Removing from sale sugary foods and junk people will purchase healthier alternatives. And this is being proven in health care and recreational centres across Australia!

Recreation centres sub-in healthier food and drink

Deakin University has been working alongside YMCA Victoria to reduce soft drinks for sale and increase availability of healthier drink options.

70 YMCA outlets removed sugar-laden soft drinks from sale, and while sales of these products were lost, overall beverage sales remained the same.

“By removing soft drinks from sale, reducing junk food and providing healthier options, we saw a chance to promote healthy eating and improve the health of the communities we work with, ” stated YMCA Victoria’s Advocacy Manager, Ariana Kurzeme.

Hospitals and health care centres putting health of consumers first

Similarly, the Alfred Hospital in Melbourne trialled relatively small changes in the placement and price of sugary beverages to see if they would impact patient, staff and broader community food and drink choice and retail profit.

While overall drink sales were maintained, a decrease of around 36,500 sugar-sweetened beverages sold per year was seen.

With guidance, clear communication and gradual change, retail outlets and vending machine suppliers at the Alfred were reported to feel a sense of pride following a decrease in unhealthy food and drink purchases and increases in healthier options, knowing they were taking an active role in promoting the health of consumers.

13 healthcare services across Victoria, including Western District Health Service (WDHS), South West Healthcare and Barwon Health, have taken a hugely beneficial step for community health by removing from sale sugary drinks from all their healthcare centres, leading by example as a healthcare provider to make healthy choices easier for patients, staff and visitors.

“We want to take a more active role in ensuring that consumers understand just how much sugar there is in soft drinks and energy/sports drinks and the detrimental effects on health and lifestyle associated with sugary drink overconsumption,” said WDHS Chief Executive, Rohan Fitzgerald

Recently, the NSW Government announced it will be the first state in Australia to remove sugary drinks from sale in all healthcare facilities and hospitals, phased out by December 2017. This will include soft drinks, some flavoured waters, fruit drinks, cordials, iced teas, energy drinks, and sports drinks.

“It is important NSW Health provides healthy food and drink choices for all our staff and visitors,” said Dr Kerry Chant, NSW chief health officer. “By establishing this model we hope it shows how a workable strategy can be successfully implemented across any organisation to assist healthier choices in any staffing environment.”

There are more great examples across Australia of organisations encouraging decreased consumption of sugary drinks.

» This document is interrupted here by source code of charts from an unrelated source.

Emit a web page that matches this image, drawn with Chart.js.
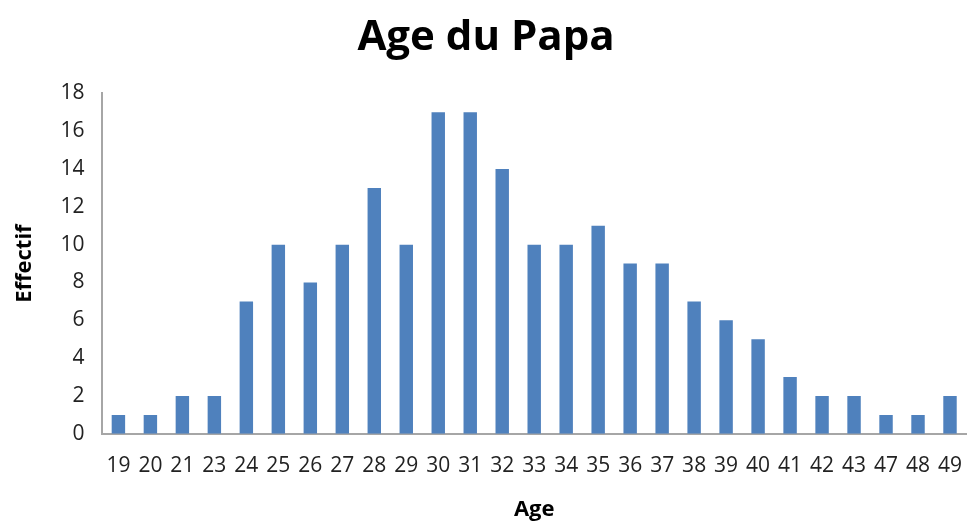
<!DOCTYPE html>
<html>
<head>
<meta charset="utf-8">
<script src="https://cdn.jsdelivr.net/npm/chart.js@4/dist/chart.umd.min.js"></script>
<style>
    html, body { margin: 0; padding: 0; background: #fff; }
    #chart { display: block; }
</style>
</head>
<body>
<canvas id="chart" width="969" height="521"></canvas>
<script>
// Age du Papa - effectifs par âge
const ages = ['19', '20', '21', '23', '24', '25', '26', '27', '28', '29', '30', '31', '32', '33',
    '34', '35', '36', '37', '38', '39', '40', '41', '42', '43', '47', '48', '49'];
const effectifs = [1, 1, 2, 2, 7, 10, 8, 10, 13, 10, 17, 17, 14, 10,
    10, 11, 9, 9, 7, 6, 5, 3, 2, 2, 1, 1, 2];

const font = "'Open Sans', 'DejaVu Sans', sans-serif";

const ctx = document.getElementById('chart');

new Chart(ctx, {
    type: 'bar',
    data: {
        labels: ages,
        datasets: [{
            label: 'Effectif',
            data: effectifs,
            backgroundColor: '#4f81bd',
            borderColor: '#4f81bd',
            borderWidth: 0,
            barPercentage: 0.42,
            categoryPercentage: 1
        }]
    },
    options: {
        responsive: false,
        animation: false,
        layout: { padding: { left: 6, right: 3, top: 0, bottom: 0 } },
        plugins: {
            legend: { display: false },
            tooltip: { enabled: false },
            title: {
                display: true,
                text: 'Age du Papa',
                color: '#000',
                font: { family: font, size: 42, weight: 'bold' },
                padding: { top: 13, bottom: 30 }
            }
        },
        scales: {
            x: {
                grid: { display: false, drawTicks: false },
                border: { color: '#a6a6a6', width: 2 },
                // let the last label overhang instead of shrinking the plot
                afterFit: function (scale) {
                    scale.paddingRight = 0;
                },
                ticks: {
                    color: '#222',
                    font: { family: font, size: 21 },
                    maxRotation: 0,
                    autoSkip: false,
                    padding: 20
                },
                title: {
                    display: true,
                    text: 'Age',
                    color: '#000',
                    font: { family: font, size: 22, weight: 'bold', lineHeight: 1 },
                    padding: { top: 0, bottom: 0 }
                }
            },
            y: {
                min: 0,
                max: 18,
                grid: { display: false, drawTicks: false },
                border: { color: '#a6a6a6', width: 2 },
                ticks: {
                    stepSize: 2,
                    color: '#222',
                    font: { family: font, size: 21 },
                    padding: 18
                },
                title: {
                    display: true,
                    text: 'Effectif',
                    color: '#000',
                    font: { family: font, size: 22, weight: 'bold' },
                    padding: { top: 6, bottom: 4 }
                }
            }
        }
    }
});
</script>
</body>
</html>
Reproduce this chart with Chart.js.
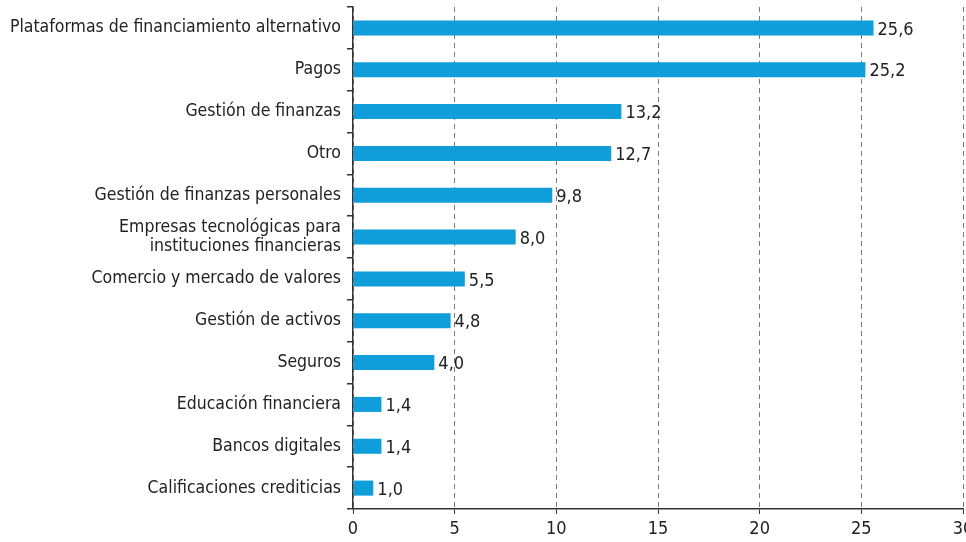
<!DOCTYPE html>
<html><head><meta charset="utf-8">
<script src="https://cdn.jsdelivr.net/npm/chart.js@4/dist/chart.umd.min.js"></script>
<style>html,body{margin:0;padding:0;background:#fff}#wrap{width:966px;height:542px}</style>
</head><body><div id="wrap"><canvas id="c" width="966" height="542"></canvas></div>
<script>
const categories = [
  "Plataformas de financiamiento alternativo",
  "Pagos",
  "Gestión de finanzas",
  "Otro",
  "Gestión de finanzas personales",
  ["Empresas tecnológicas para", "instituciones financieras"],
  "Comercio y mercado de valores",
  "Gestión de activos",
  "Seguros",
  "Educación financiera",
  "Bancos digitales",
  "Calificaciones crediticias"
];
const values = [25.6, 25.2, 13.2, 12.7, 9.8, 8.0, 5.5, 4.8, 4.0, 1.4, 1.4, 1.0];
const xTicks = [0, 5, 10, 15, 20, 25, 30];

const FONT = '"Liberation Sans Narrow", "DejaVu Sans Condensed", "Roboto", sans-serif';
const fmt = v => v.toFixed(1).replace('.', ',');

const labelPlugin = {
  id: 'valueLabels',
  afterDatasetsDraw(chart) {
    const ctx = chart.ctx;
    const meta = chart.getDatasetMeta(0);
    ctx.save();
    ctx.font = '18px ' + FONT;
    ctx.fillStyle = '#222';
    ctx.textBaseline = 'middle';
    ctx.textAlign = 'left';
    meta.data.forEach((bar, i) => {
      ctx.fillText(fmt(values[i]), bar.x + 4, bar.y + 2);
    });
    ctx.restore();
  }
};

new Chart(document.getElementById('c'), {
  type: 'bar',
  data: {
    labels: categories,
    datasets: [{
      data: values,
      backgroundColor: '#0f9ed9',
      borderWidth: 0,
      barPercentage: 0.72,
      categoryPercentage: 0.5
    }]
  },
  options: {
    indexAxis: 'y',
    responsive: false,
    animation: false,
    layout: { padding: { top: 7, right: 3, left: 0, bottom: 0 } },
    plugins: { legend: { display: false }, tooltip: { enabled: false } },
    scales: {
      x: {
        min: 0, max: 30,
        afterBuildTicks: s => { s.ticks = xTicks.map(v => ({ value: v })); },
        afterFit: s => { s.height = 33; s.paddingLeft = 0; s.paddingRight = 0; },
        grid: {
          color: '#7a7a7a',
          lineWidth: 1,
          tickColor: '#333',
          tickLength: 5,
          drawTicks: true
        },
        border: { display: true, color: '#333', width: 1.5, dash: [5, 4] },
        ticks: { color: '#222', font: { family: FONT, size: 18 }, padding: 5 }
      },
      y: {
        offset: true,
        afterFit: s => { s.width = 353; s.paddingTop = 0; s.paddingBottom = 0; },
        grid: { offset: true, drawOnChartArea: false, drawTicks: true, tickLength: 6, tickColor: '#333', lineWidth: 1.5 },
        border: { display: true, color: '#333', width: 1.5 },
        ticks: { color: '#222', font: { family: FONT, size: 17.5, lineHeight: 1.05 }, padding: 6, autoSkip: false }
      }
    }
  },
  plugins: [labelPlugin]
});
</script>
</body></html>
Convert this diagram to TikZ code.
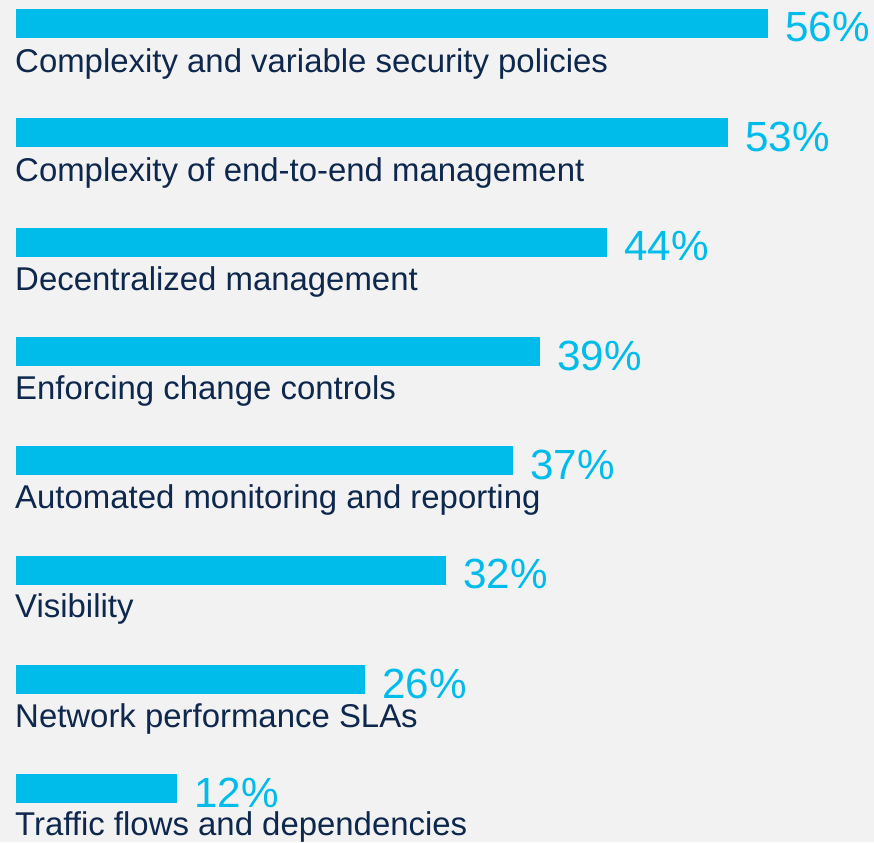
\documentclass[tikz,border=0pt]{standalone}
\usepackage{fontspec}
\setmainfont{Liberation Sans}
\usepackage{xcolor}
\definecolor{barcyan}{HTML}{00BCEB}
\definecolor{labelnavy}{HTML}{0D274D}
\definecolor{panelgray}{HTML}{F2F2F2}
\usetikzlibrary{positioning}

\tikzset{
	bar/.style={fill=barcyan},
	pct/.style={anchor=base west,inner sep=0pt,text=barcyan,font=\fontsize{36}{40}\selectfont},
	lbl/.style={anchor=base west,inner sep=0pt,text=labelnavy,font=\fontsize{28.1}{32}\selectfont}
}

\begin{document}
\begin{tikzpicture}[x=0.03cm,y=-0.03cm]
	\fill[panelgray] (0,0) rectangle (874,842);
	\useasboundingbox (0,0) rectangle (874,842);

	% bars, one percent point = 13.43 px
	\fill[bar] (16,9)   rectangle (768,38);
	\fill[bar] (16,118) rectangle (728,147);
	\fill[bar] (16,228) rectangle (607,257);
	\fill[bar] (16,337) rectangle (540,366);
	\fill[bar] (16,446) rectangle (513,475);
	\fill[bar] (16,556) rectangle (446,585);
	\fill[bar] (16,665) rectangle (365,694);
	\fill[bar] (16,774) rectangle (177,803);

	% values
	\node[pct] (p1) at (785,42)  {56\%};
	\node[pct] (p2) at (745,151) {53\%};
	\node[pct] (p3) at (624,260) {44\%};
	\node[pct] (p4) at (557,370) {39\%};
	\node[pct] (p5) at (530,479) {37\%};
	\node[pct] (p6) at (463,588) {32\%};
	\node[pct] (p7) at (382,698) {26\%};
	\node[pct] (p8) at (194,807) {12\%};

	% labels
	\node[lbl] (l1) at (15,72)  {Complexity and variable security policies};
	\node[lbl] (l2) at (15,181) {Complexity of end-to-end management};
	\node[lbl] (l3) at (15,290) {Decentralized management};
	\node[lbl] (l4) at (15,399) {Enforcing change controls};
	\node[lbl] (l5) at (15,508) {Automated monitoring and reporting};
	\node[lbl] (l6) at (15,617) {Visibility};
	\node[lbl] (l7) at (15,727) {Network performance SLAs};
	\node[lbl] (l8) at (15,835) {Traffic flows and dependencies};
\end{tikzpicture}
\end{document}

A movement we a thrilled to see!

Such preventative strategies can be an effective tool in the toolbox for helping prevent diet-related chronic diseases in Australians, through education and example. While there is always more that can be done, it is an exciting time to be privy to such positive change.

By Angela Johnson (BHSc Nut. Med.)



  1. Boelsen-Robinson, T, Chung, A, Wong, E, Peeters, A, Khalil, M, & Kurzeme, A 2017, ‘Examining the nutritional quality of food and beverage consumed at Melbourne aquatic and recreation centres’, Australian & New Zealand Journal of Public Health, vol. 41, no. 2, pp. 184-186.